Reusable Architecture Growth for Continual Stereo Matching
Chenghao Zhang, Gaofeng Meng, Bin Fan, Kun Tian, Zhaoxiang Zhang, Shiming Xiang, Chunhong Pan
TL;DR
This work tackles continual stereo depth estimation under ever-changing scenes, where fixed architectures struggle with forgetting and domain shifts. It introduces Reusable Architecture Growth (RAG), combining task-specific neural unit search, architecture growth with reuse of prior units, and a Scene Router for adaptive inference paths, plus a proxy-supervised variant to operate in label-scarce real-world settings. The method is evaluated across diverse driving datasets in both supervised and self-supervised settings, demonstrating strong final performance with minimal forgetting and substantial reusability, along with ablations validating the importance of cell-level search, growth policy, and proxy supervision.

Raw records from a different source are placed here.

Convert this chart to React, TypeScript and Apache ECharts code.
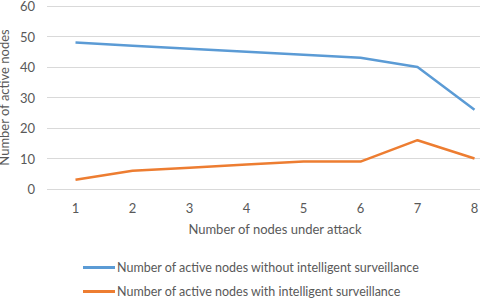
import React, { useEffect, useRef } from "react";
import * as echarts from "echarts";

const categories = ["1", "2", "3", "4", "5", "6", "7", "8"];
const withoutSurveillance = [48, 47, 46, 45, 44, 43, 40, 26];
const withSurveillance = [3, 6, 7, 8, 9, 9, 16, 10];
const seriesNames = [
  "Number of active nodes without intelligent surveillance",
  "Number of active nodes with intelligent surveillance",
];
const xTitle = "Number of nodes under attack";
const yTitle = "Number of active nodes";

const FONT = "Lato";
const GRAY = "#595959";

export default function App() {
  const ref = useRef<HTMLDivElement>(null);
  useEffect(() => {
    if (!ref.current) return;
    const chart = echarts.init(ref.current, null, { renderer: "svg" });
    chart.setOption({
      animation: false,
      textStyle: { fontFamily: FONT },
      grid: {
        left: 47,
        top: 6,
        width: 456,
        height: 183,
        containLabel: false,
        outerBoundsMode: "none",
      },
      legend: {
        orient: "vertical",
        left: 83,
        top: 261,
        height: 40,
        padding: 0,
        itemGap: 11,
        itemWidth: 32,
        itemHeight: 3,
        icon: "rect",
        textStyle: { color: GRAY, fontSize: 12.5, fontFamily: FONT, padding: [0, 0, 0, -3] },
        data: seriesNames,
      },
      xAxis: {
        type: "category",
        data: categories,
        boundaryGap: true,
        axisLine: { show: false },
        axisTick: { show: false },
        axisLabel: { color: GRAY, fontSize: 13, margin: 12, fontFamily: FONT },
        name: xTitle,
        nameLocation: "middle",
        nameGap: 33,
        nameMoveOverlap: false,
        nameTextStyle: { color: GRAY, fontSize: 13, fontFamily: FONT },
      },
      yAxis: {
        type: "value",
        min: 0,
        max: 60,
        interval: 10,
        axisLine: { show: false },
        axisTick: { show: false },
        splitLine: { lineStyle: { color: "#D9D9D9", width: 1 } },
        axisLabel: { color: GRAY, fontSize: 13, margin: 12, fontFamily: FONT },
        name: yTitle,
        nameLocation: "middle",
        nameGap: 37,
        nameMoveOverlap: false,
        nameTextStyle: { color: GRAY, fontSize: 13, fontFamily: FONT },
      },
      series: [
        {
          name: seriesNames[0],
          type: "line",
          data: withoutSurveillance,
          symbol: "none",
          lineStyle: { color: "#5B9BD5", width: 2.5 },
          itemStyle: { color: "#5B9BD5" },
        },
        {
          name: seriesNames[1],
          type: "line",
          data: withSurveillance,
          symbol: "none",
          lineStyle: { color: "#ED7D31", width: 2.5 },
          itemStyle: { color: "#ED7D31" },
        },
      ],
    });
    return () => chart.dispose();
  }, []);
  return <div ref={ref} style={{ width: 480, height: 301, position: "absolute", left: 0, top: 0 }} />;
}
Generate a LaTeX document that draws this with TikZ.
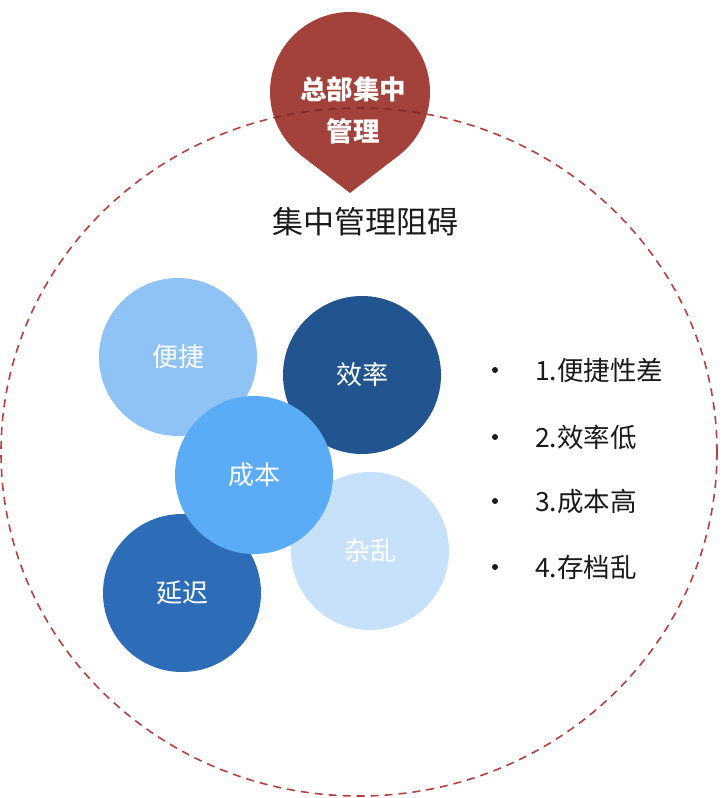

Extensions to monocular depth estimation and stereo-based 3D object detection indicate practical applicability for continual 3D perception in real-world deployment.
Abstract
The remarkable performance of recent stereo depth estimation models benefits from the successful use of convolutional neural networks to regress dense disparity. Akin to most tasks, this needs gathering training data that covers a number of heterogeneous scenes at deployment time. However, training samples are typically acquired continuously in practical applications, making the capability to learn new scenes continually even more crucial. For this purpose, we propose to perform continual stereo matching where a model is tasked to 1) continually learn new scenes, 2) overcome forgetting previously learned scenes, and 3) continuously predict disparities at inference. We achieve this goal by introducing a Reusable Architecture Growth (RAG) framework. RAG leverages task-specific neural unit search and architecture growth to learn new scenes continually in both supervised and self-supervised manners. It can maintain high reusability during growth by reusing previous units while obtaining good performance. Additionally, we present a Scene Router module to adaptively select the scene-specific architecture path at inference. Comprehensive experiments on numerous datasets show that our framework performs impressively in various weather, road, and city circumstances and surpasses the state-of-the-art methods in more challenging cross-dataset settings. Further experiments also demonstrate the adaptability of our method to unseen scenes, which can facilitate end-to-end stereo architecture learning and practical deployment.